RECORDED INFORMATION »
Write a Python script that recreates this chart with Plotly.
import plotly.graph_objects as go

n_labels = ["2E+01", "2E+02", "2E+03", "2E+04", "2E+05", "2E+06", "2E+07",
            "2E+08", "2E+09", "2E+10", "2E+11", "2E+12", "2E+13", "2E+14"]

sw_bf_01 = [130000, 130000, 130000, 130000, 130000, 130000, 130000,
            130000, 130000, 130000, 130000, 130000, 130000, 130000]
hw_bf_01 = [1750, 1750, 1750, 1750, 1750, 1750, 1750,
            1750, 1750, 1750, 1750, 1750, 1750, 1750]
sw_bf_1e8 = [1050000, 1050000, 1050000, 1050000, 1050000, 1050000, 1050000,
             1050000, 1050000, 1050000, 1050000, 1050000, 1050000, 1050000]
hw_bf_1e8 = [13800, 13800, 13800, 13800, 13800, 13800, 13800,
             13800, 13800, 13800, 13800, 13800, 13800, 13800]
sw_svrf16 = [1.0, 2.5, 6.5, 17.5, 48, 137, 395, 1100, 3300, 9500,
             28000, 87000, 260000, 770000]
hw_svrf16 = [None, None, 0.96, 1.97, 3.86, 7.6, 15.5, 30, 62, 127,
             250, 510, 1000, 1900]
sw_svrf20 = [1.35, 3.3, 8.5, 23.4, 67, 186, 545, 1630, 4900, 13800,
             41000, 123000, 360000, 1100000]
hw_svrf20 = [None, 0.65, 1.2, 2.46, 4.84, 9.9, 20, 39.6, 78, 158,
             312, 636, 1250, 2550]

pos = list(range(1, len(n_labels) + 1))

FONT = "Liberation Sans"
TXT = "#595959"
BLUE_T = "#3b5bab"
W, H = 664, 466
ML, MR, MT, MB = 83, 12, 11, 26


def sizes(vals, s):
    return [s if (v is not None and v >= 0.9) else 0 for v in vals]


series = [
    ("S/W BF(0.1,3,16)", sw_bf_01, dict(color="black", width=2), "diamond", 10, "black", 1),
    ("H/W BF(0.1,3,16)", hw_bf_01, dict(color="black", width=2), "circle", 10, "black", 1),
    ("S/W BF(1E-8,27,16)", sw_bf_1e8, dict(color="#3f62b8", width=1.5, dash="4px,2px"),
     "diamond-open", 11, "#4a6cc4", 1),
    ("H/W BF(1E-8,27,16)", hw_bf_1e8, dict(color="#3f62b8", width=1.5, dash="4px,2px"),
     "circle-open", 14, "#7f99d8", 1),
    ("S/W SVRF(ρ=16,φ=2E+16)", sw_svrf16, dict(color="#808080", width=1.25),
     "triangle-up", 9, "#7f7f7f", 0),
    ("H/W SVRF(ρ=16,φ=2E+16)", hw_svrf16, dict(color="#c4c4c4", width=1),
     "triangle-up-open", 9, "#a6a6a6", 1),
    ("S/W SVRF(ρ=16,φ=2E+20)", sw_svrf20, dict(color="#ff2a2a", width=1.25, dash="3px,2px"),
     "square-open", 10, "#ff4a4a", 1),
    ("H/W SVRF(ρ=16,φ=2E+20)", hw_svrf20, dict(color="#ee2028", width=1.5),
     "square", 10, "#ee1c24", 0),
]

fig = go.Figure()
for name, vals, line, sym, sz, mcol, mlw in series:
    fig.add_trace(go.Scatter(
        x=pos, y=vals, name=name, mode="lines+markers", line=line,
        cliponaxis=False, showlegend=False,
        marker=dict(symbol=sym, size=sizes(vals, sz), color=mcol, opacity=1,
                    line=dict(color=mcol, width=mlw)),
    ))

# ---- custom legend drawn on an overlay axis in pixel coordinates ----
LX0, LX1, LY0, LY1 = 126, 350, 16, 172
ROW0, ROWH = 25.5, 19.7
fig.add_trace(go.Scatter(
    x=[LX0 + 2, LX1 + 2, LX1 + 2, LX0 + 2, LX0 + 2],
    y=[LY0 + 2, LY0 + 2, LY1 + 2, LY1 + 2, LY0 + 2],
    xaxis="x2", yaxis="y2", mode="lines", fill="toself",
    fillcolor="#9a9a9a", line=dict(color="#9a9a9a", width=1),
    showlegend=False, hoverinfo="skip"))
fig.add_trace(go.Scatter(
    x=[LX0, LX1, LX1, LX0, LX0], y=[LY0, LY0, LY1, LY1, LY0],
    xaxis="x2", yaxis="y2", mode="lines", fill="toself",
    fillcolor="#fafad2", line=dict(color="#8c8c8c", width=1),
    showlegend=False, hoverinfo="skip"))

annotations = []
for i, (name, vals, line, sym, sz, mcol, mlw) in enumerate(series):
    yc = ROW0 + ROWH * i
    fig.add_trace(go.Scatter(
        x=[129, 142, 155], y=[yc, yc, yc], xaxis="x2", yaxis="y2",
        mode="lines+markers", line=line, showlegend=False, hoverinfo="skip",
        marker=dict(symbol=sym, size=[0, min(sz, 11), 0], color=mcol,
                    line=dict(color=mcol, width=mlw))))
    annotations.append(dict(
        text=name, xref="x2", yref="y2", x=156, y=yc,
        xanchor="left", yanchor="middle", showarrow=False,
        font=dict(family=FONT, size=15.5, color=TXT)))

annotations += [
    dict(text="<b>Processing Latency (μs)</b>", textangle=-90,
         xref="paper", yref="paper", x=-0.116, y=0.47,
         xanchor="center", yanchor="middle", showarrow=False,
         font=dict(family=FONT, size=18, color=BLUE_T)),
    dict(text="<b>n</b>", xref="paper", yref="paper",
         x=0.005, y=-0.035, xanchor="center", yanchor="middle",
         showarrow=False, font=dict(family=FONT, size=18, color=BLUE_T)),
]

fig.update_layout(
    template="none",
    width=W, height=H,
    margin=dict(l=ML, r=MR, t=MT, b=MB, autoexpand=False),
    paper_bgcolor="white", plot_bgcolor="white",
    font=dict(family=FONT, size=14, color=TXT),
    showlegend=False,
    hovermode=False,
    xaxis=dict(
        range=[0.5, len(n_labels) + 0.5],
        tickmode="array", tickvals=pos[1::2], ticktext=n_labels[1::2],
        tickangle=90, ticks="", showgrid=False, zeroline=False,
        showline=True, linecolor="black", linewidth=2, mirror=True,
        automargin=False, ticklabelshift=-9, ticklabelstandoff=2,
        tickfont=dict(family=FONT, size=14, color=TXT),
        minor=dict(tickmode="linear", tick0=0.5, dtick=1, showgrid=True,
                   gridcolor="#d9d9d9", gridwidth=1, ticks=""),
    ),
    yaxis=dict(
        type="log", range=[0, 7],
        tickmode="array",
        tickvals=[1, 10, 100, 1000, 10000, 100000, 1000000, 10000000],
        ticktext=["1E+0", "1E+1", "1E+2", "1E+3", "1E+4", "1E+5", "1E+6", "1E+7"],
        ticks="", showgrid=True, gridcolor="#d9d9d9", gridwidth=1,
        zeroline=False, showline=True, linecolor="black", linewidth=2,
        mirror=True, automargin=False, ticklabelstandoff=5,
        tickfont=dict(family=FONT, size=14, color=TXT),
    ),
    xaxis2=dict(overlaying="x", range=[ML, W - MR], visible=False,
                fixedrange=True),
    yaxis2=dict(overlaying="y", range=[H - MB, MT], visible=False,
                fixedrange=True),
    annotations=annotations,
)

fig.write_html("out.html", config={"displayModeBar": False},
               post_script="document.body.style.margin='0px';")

TASK REQUIREMENTS »
Repeat the data in its entirety, character for character.

OUTPUT BELOW »
Write a Python script that recreates this chart with Plotly.
import plotly.graph_objects as go

n_labels = ["2E+01", "2E+02", "2E+03", "2E+04", "2E+05", "2E+06", "2E+07",
            "2E+08", "2E+09", "2E+10", "2E+11", "2E+12", "2E+13", "2E+14"]

sw_bf_01 = [130000, 130000, 130000, 130000, 130000, 130000, 130000,
            130000, 130000, 130000, 130000, 130000, 130000, 130000]
hw_bf_01 = [1750, 1750, 1750, 1750, 1750, 1750, 1750,
            1750, 1750, 1750, 1750, 1750, 1750, 1750]
sw_bf_1e8 = [1050000, 1050000, 1050000, 1050000, 1050000, 1050000, 1050000,
             1050000, 1050000, 1050000, 1050000, 1050000, 1050000, 1050000]
hw_bf_1e8 = [13800, 13800, 13800, 13800, 13800, 13800, 13800,
             13800, 13800, 13800, 13800, 13800, 13800, 13800]
sw_svrf16 = [1.0, 2.5, 6.5, 17.5, 48, 137, 395, 1100, 3300, 9500,
             28000, 87000, 260000, 770000]
hw_svrf16 = [None, None, 0.96, 1.97, 3.86, 7.6, 15.5, 30, 62, 127,
             250, 510, 1000, 1900]
sw_svrf20 = [1.35, 3.3, 8.5, 23.4, 67, 186, 545, 1630, 4900, 13800,
             41000, 123000, 360000, 1100000]
hw_svrf20 = [None, 0.65, 1.2, 2.46, 4.84, 9.9, 20, 39.6, 78, 158,
             312, 636, 1250, 2550]

pos = list(range(1, len(n_labels) + 1))

FONT = "Liberation Sans"
TXT = "#595959"
BLUE_T = "#3b5bab"
W, H = 664, 466
ML, MR, MT, MB = 83, 12, 11, 26


def sizes(vals, s):
    return [s if (v is not None and v >= 0.9) else 0 for v in vals]


series = [
    ("S/W BF(0.1,3,16)", sw_bf_01, dict(color="black", width=2), "diamond", 10, "black", 1),
    ("H/W BF(0.1,3,16)", hw_bf_01, dict(color="black", width=2), "circle", 10, "black", 1),
    ("S/W BF(1E-8,27,16)", sw_bf_1e8, dict(color="#3f62b8", width=1.5, dash="4px,2px"),
     "diamond-open", 11, "#4a6cc4", 1),
    ("H/W BF(1E-8,27,16)", hw_bf_1e8, dict(color="#3f62b8", width=1.5, dash="4px,2px"),
     "circle-open", 14, "#7f99d8", 1),
    ("S/W SVRF(ρ=16,φ=2E+16)", sw_svrf16, dict(color="#808080", width=1.25),
     "triangle-up", 9, "#7f7f7f", 0),
    ("H/W SVRF(ρ=16,φ=2E+16)", hw_svrf16, dict(color="#c4c4c4", width=1),
     "triangle-up-open", 9, "#a6a6a6", 1),
    ("S/W SVRF(ρ=16,φ=2E+20)", sw_svrf20, dict(color="#ff2a2a", width=1.25, dash="3px,2px"),
     "square-open", 10, "#ff4a4a", 1),
    ("H/W SVRF(ρ=16,φ=2E+20)", hw_svrf20, dict(color="#ee2028", width=1.5),
     "square", 10, "#ee1c24", 0),
]

fig = go.Figure()
for name, vals, line, sym, sz, mcol, mlw in series:
    fig.add_trace(go.Scatter(
        x=pos, y=vals, name=name, mode="lines+markers", line=line,
        cliponaxis=False, showlegend=False,
        marker=dict(symbol=sym, size=sizes(vals, sz), color=mcol, opacity=1,
                    line=dict(color=mcol, width=mlw)),
    ))

# ---- custom legend drawn on an overlay axis in pixel coordinates ----
LX0, LX1, LY0, LY1 = 126, 350, 16, 172
ROW0, ROWH = 25.5, 19.7
fig.add_trace(go.Scatter(
    x=[LX0 + 2, LX1 + 2, LX1 + 2, LX0 + 2, LX0 + 2],
    y=[LY0 + 2, LY0 + 2, LY1 + 2, LY1 + 2, LY0 + 2],
    xaxis="x2", yaxis="y2", mode="lines", fill="toself",
    fillcolor="#9a9a9a", line=dict(color="#9a9a9a", width=1),
    showlegend=False, hoverinfo="skip"))
fig.add_trace(go.Scatter(
    x=[LX0, LX1, LX1, LX0, LX0], y=[LY0, LY0, LY1, LY1, LY0],
    xaxis="x2", yaxis="y2", mode="lines", fill="toself",
    fillcolor="#fafad2", line=dict(color="#8c8c8c", width=1),
    showlegend=False, hoverinfo="skip"))

annotations = []
for i, (name, vals, line, sym, sz, mcol, mlw) in enumerate(series):
    yc = ROW0 + ROWH * i
    fig.add_trace(go.Scatter(
        x=[129, 142, 155], y=[yc, yc, yc], xaxis="x2", yaxis="y2",
        mode="lines+markers", line=line, showlegend=False, hoverinfo="skip",
        marker=dict(symbol=sym, size=[0, min(sz, 11), 0], color=mcol,
                    line=dict(color=mcol, width=mlw))))
    annotations.append(dict(
        text=name, xref="x2", yref="y2", x=156, y=yc,
        xanchor="left", yanchor="middle", showarrow=False,
        font=dict(family=FONT, size=15.5, color=TXT)))

annotations += [
    dict(text="<b>Processing Latency (μs)</b>", textangle=-90,
         xref="paper", yref="paper", x=-0.116, y=0.47,
         xanchor="center", yanchor="middle", showarrow=False,
         font=dict(family=FONT, size=18, color=BLUE_T)),
    dict(text="<b>n</b>", xref="paper", yref="paper",
         x=0.005, y=-0.035, xanchor="center", yanchor="middle",
         showarrow=False, font=dict(family=FONT, size=18, color=BLUE_T)),
]

fig.update_layout(
    template="none",
    width=W, height=H,
    margin=dict(l=ML, r=MR, t=MT, b=MB, autoexpand=False),
    paper_bgcolor="white", plot_bgcolor="white",
    font=dict(family=FONT, size=14, color=TXT),
    showlegend=False,
    hovermode=False,
    xaxis=dict(
        range=[0.5, len(n_labels) + 0.5],
        tickmode="array", tickvals=pos[1::2], ticktext=n_labels[1::2],
        tickangle=90, ticks="", showgrid=False, zeroline=False,
        showline=True, linecolor="black", linewidth=2, mirror=True,
        automargin=False, ticklabelshift=-9, ticklabelstandoff=2,
        tickfont=dict(family=FONT, size=14, color=TXT),
        minor=dict(tickmode="linear", tick0=0.5, dtick=1, showgrid=True,
                   gridcolor="#d9d9d9", gridwidth=1, ticks=""),
    ),
    yaxis=dict(
        type="log", range=[0, 7],
        tickmode="array",
        tickvals=[1, 10, 100, 1000, 10000, 100000, 1000000, 10000000],
        ticktext=["1E+0", "1E+1", "1E+2", "1E+3", "1E+4", "1E+5", "1E+6", "1E+7"],
        ticks="", showgrid=True, gridcolor="#d9d9d9", gridwidth=1,
        zeroline=False, showline=True, linecolor="black", linewidth=2,
        mirror=True, automargin=False, ticklabelstandoff=5,
        tickfont=dict(family=FONT, size=14, color=TXT),
    ),
    xaxis2=dict(overlaying="x", range=[ML, W - MR], visible=False,
                fixedrange=True),
    yaxis2=dict(overlaying="y", range=[H - MB, MT], visible=False,
                fixedrange=True),
    annotations=annotations,
)

fig.write_html("out.html", config={"displayModeBar": False},
               post_script="document.body.style.margin='0px';")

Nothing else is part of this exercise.